Things really heated up in local radio station 702's studio on Tuesday morning, when Jacques Pauw, author of the controversial book "The President's Keepers" laid into former Sunday Times journalist Stephan Hofstatter for not checking his sources while researching the so-called "rogue unit" within the South African Revenue Service (SARS) that implicated Pravin Gordhan, SARS commissioner at the time.
The rogue unit was later found to be bogus, and then in December last year, the Press Ombudsman ordered the newspaper to retract all the "SARS rogue unit" stories and apologise to Gordhan.
Hofstatter joined Pauw in studio during an interview with Eusebius McKaiser, as "The President's Keepers" makes reference to the SARS rogue unit saga.
Hofstatter defended himself by claiming he didn't have sufficient time to check his sources. He also noted that he was one of a team covering the story, which was based on a series of damning memos and documents alleging activities such as running a brothel and spying on top cops and politicians. "I want to make it clear on the SARS story that I was not the lead writer," he said. "So there are areas I am not personally involved in."
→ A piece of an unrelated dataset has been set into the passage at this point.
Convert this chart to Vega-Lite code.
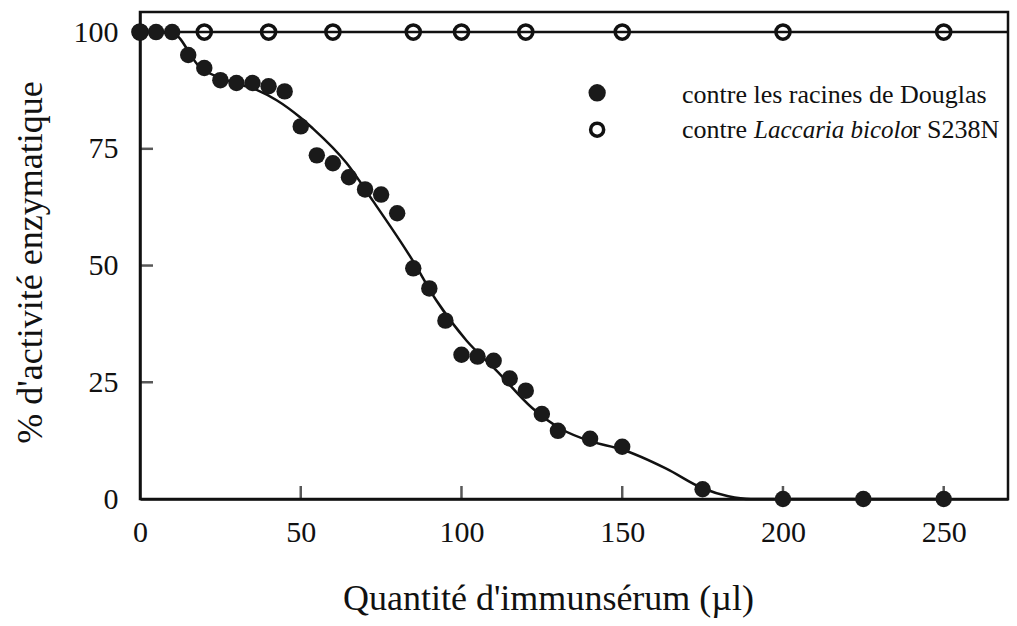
{
  "$schema": "https://vega.github.io/schema/vega-lite/v6.json",
  "width": 868,
  "height": 487,
  "autosize": {"type": "none"},
  "padding": {"left": 140, "top": 12, "right": 9, "bottom": 127},
  "background": "white",
  "config": {
    "view": {"stroke": "#111", "strokeWidth": 2.5},
    "font": "Liberation Serif",
    "axis": {
      "grid": false,
      "domainColor": "#111",
      "domainWidth": 2.5,
      "ticks": false,
      "labelFont": "Liberation Serif",
      "labelFontSize": 30,
      "labelColor": "#111",
      "titleFont": "Liberation Serif",
      "titleFontSize": 36,
      "titleFontWeight": "normal",
      "titleColor": "#111"
    }
  },
  "datasets": {
    "douglas": [
      {"q": 0, "pct": 100}, {"q": 5, "pct": 100}, {"q": 10, "pct": 100},
      {"q": 15, "pct": 95.1}, {"q": 20, "pct": 92.3}, {"q": 25, "pct": 89.7},
      {"q": 30, "pct": 89.1}, {"q": 35, "pct": 89.1}, {"q": 40, "pct": 88.4},
      {"q": 45, "pct": 87.3}, {"q": 50, "pct": 79.8}, {"q": 55, "pct": 73.6},
      {"q": 60, "pct": 71.9}, {"q": 65, "pct": 68.9}, {"q": 70, "pct": 66.3},
      {"q": 75, "pct": 65.2}, {"q": 80, "pct": 61.2}, {"q": 85, "pct": 49.4},
      {"q": 90, "pct": 45.1}, {"q": 95, "pct": 38.2}, {"q": 100, "pct": 30.9},
      {"q": 105, "pct": 30.5}, {"q": 110, "pct": 29.6}, {"q": 115, "pct": 25.8},
      {"q": 120, "pct": 23.2}, {"q": 125, "pct": 18.2}, {"q": 130, "pct": 14.6},
      {"q": 140, "pct": 12.9}, {"q": 150, "pct": 11.2}, {"q": 175, "pct": 2.1},
      {"q": 200, "pct": 0}, {"q": 225, "pct": 0}, {"q": 250, "pct": 0}
    ],
    "laccaria": [
      {"q": 0, "pct": 100}, {"q": 20, "pct": 100}, {"q": 40, "pct": 100},
      {"q": 60, "pct": 100}, {"q": 85, "pct": 100}, {"q": 100, "pct": 100},
      {"q": 120, "pct": 100}, {"q": 150, "pct": 100}, {"q": 200, "pct": 100},
      {"q": 250, "pct": 100}
    ],
    "laccariaLine": [
      {"q": 0, "pct": 100}, {"q": 270, "pct": 100}
    ],
    "fit": [
      {"q": 0, "pct": 100}, {"q": 10, "pct": 99.8}, {"q": 18.6, "pct": 92.5},
      {"q": 27, "pct": 89.7}, {"q": 36.3, "pct": 87.6}, {"q": 42.5, "pct": 85.4},
      {"q": 49.7, "pct": 81.8}, {"q": 53.7, "pct": 79.4}, {"q": 64.3, "pct": 71.9},
      {"q": 72.4, "pct": 63.9}, {"q": 84.8, "pct": 51.1}, {"q": 92.2, "pct": 42.5},
      {"q": 101.6, "pct": 33.9}, {"q": 110.9, "pct": 27.5}, {"q": 122, "pct": 19.5},
      {"q": 131, "pct": 15.0}, {"q": 140, "pct": 12.4}, {"q": 150, "pct": 10.6},
      {"q": 163.7, "pct": 6.5}, {"q": 175, "pct": 2.3}, {"q": 183, "pct": 0.6},
      {"q": 190, "pct": 0}, {"q": 250, "pct": 0}
    ],
    "xticks": [{"q": 50, "pct": 0}, {"q": 100, "pct": 0}, {"q": 150, "pct": 0}, {"q": 200, "pct": 0}, {"q": 250, "pct": 0}],
    "yticks": [{"q": 0, "pct": 25}, {"q": 0, "pct": 50}, {"q": 0, "pct": 75}],
    "legendSym": [
      {"q": 142.2, "pct": 87.0, "kind": "filled"},
      {"q": 142.2, "pct": 79.1, "kind": "open"}
    ],
    "legendText": [
      {"q": 168.6, "pct": 84.85, "label": "contre les racines de Douglas", "style": "normal"},
      {"q": 168.6, "pct": 77.35, "label": "contre", "style": "normal"},
      {"q": 191.0, "pct": 77.35, "label": "Laccaria bicolo", "style": "italic"},
      {"q": 240.1, "pct": 77.35, "label": "r S238N", "style": "normal"}
    ]
  },
  "layer": [
    {
      "data": {"name": "fit"},
      "mark": {"type": "line", "color": "#111", "strokeWidth": 2.5, "interpolate": "monotone"},
      "encoding": {
        "x": {"field": "q", "type": "quantitative", "scale": {"domain": [0, 270], "nice": false},
          "axis": {"values": [0, 50, 100, 150, 200, 250], "title": "Quantité d'immunsérum (µl)", "labelPadding": 18, "titlePadding": 34, "titleX": 408, "labelFlush": false}},
        "y": {"field": "pct", "type": "quantitative", "scale": {"domain": [0, 104.3], "nice": false},
          "axis": {"values": [0, 25, 50, 75, 100], "title": "% d'activité enzymatique", "labelPadding": 22, "titlePadding": 24, "titleY": 250, "labelFlush": false}}
      }
    },
    {
      "data": {"name": "xticks"},
      "mark": {"type": "tick", "orient": "vertical", "color": "#111", "thickness": 2.5, "size": 13, "yOffset": -6.5},
      "encoding": {
        "x": {"field": "q", "type": "quantitative"},
        "y": {"field": "pct", "type": "quantitative"}
      }
    },
    {
      "data": {"name": "yticks"},
      "mark": {"type": "tick", "orient": "horizontal", "color": "#111", "thickness": 2.5, "size": 13, "xOffset": 6.5},
      "encoding": {
        "x": {"field": "q", "type": "quantitative"},
        "y": {"field": "pct", "type": "quantitative"}
      }
    },
    {
      "data": {"name": "laccariaLine"},
      "mark": {"type": "line", "color": "#111", "strokeWidth": 2.5},
      "encoding": {
        "x": {"field": "q", "type": "quantitative"},
        "y": {"field": "pct", "type": "quantitative"}
      }
    },
    {
      "data": {"name": "laccaria"},
      "mark": {"type": "point", "shape": "circle", "filled": false, "color": "#111", "strokeWidth": 3.5, "size": 200, "opacity": 1},
      "encoding": {
        "x": {"field": "q", "type": "quantitative"},
        "y": {"field": "pct", "type": "quantitative"}
      }
    },
    {
      "data": {"name": "douglas"},
      "mark": {"type": "circle", "color": "#1a1a1a", "size": 270, "opacity": 1},
      "encoding": {
        "x": {"field": "q", "type": "quantitative"},
        "y": {"field": "pct", "type": "quantitative"}
      }
    },
    {
      "data": {"name": "legendSym"},
      "transform": [{"filter": "datum.kind === 'filled'"}],
      "mark": {"type": "circle", "color": "#1a1a1a", "size": 300, "opacity": 1},
      "encoding": {
        "x": {"field": "q", "type": "quantitative"},
        "y": {"field": "pct", "type": "quantitative"}
      }
    },
    {
      "data": {"name": "legendSym"},
      "transform": [{"filter": "datum.kind === 'open'"}],
      "mark": {"type": "point", "shape": "circle", "filled": false, "color": "#111", "strokeWidth": 3.5, "size": 170, "opacity": 1},
      "encoding": {
        "x": {"field": "q", "type": "quantitative"},
        "y": {"field": "pct", "type": "quantitative"}
      }
    },
    {
      "data": {"name": "legendText"},
      "transform": [{"filter": "datum.style === 'normal'"}],
      "mark": {"type": "text", "align": "left", "baseline": "alphabetic", "font": "Liberation Serif", "fontSize": 26, "color": "#111"},
      "encoding": {
        "x": {"field": "q", "type": "quantitative"},
        "y": {"field": "pct", "type": "quantitative"},
        "text": {"field": "label"}
      }
    },
    {
      "data": {"name": "legendText"},
      "transform": [{"filter": "datum.style === 'italic'"}],
      "mark": {"type": "text", "align": "left", "baseline": "alphabetic", "font": "Liberation Serif", "fontStyle": "italic", "fontSize": 25, "color": "#111"},
      "encoding": {
        "x": {"field": "q", "type": "quantitative"},
        "y": {"field": "pct", "type": "quantitative"},
        "text": {"field": "label"}
      }
    }
  ]
}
Pauw then chastised Hofstatter for not taking responsibility for his actions.
"I find it absolutely outrageous that a journalist can have his name in a story and not take responsibility for it. You shared the byline, you shared the glory," Pauw exclaimed.
Hofstatter shot back: "I would have liked to be more responsible, more rigorous and add more context at the time. The newspaper apologised for the mistake, but I was not the lead writer."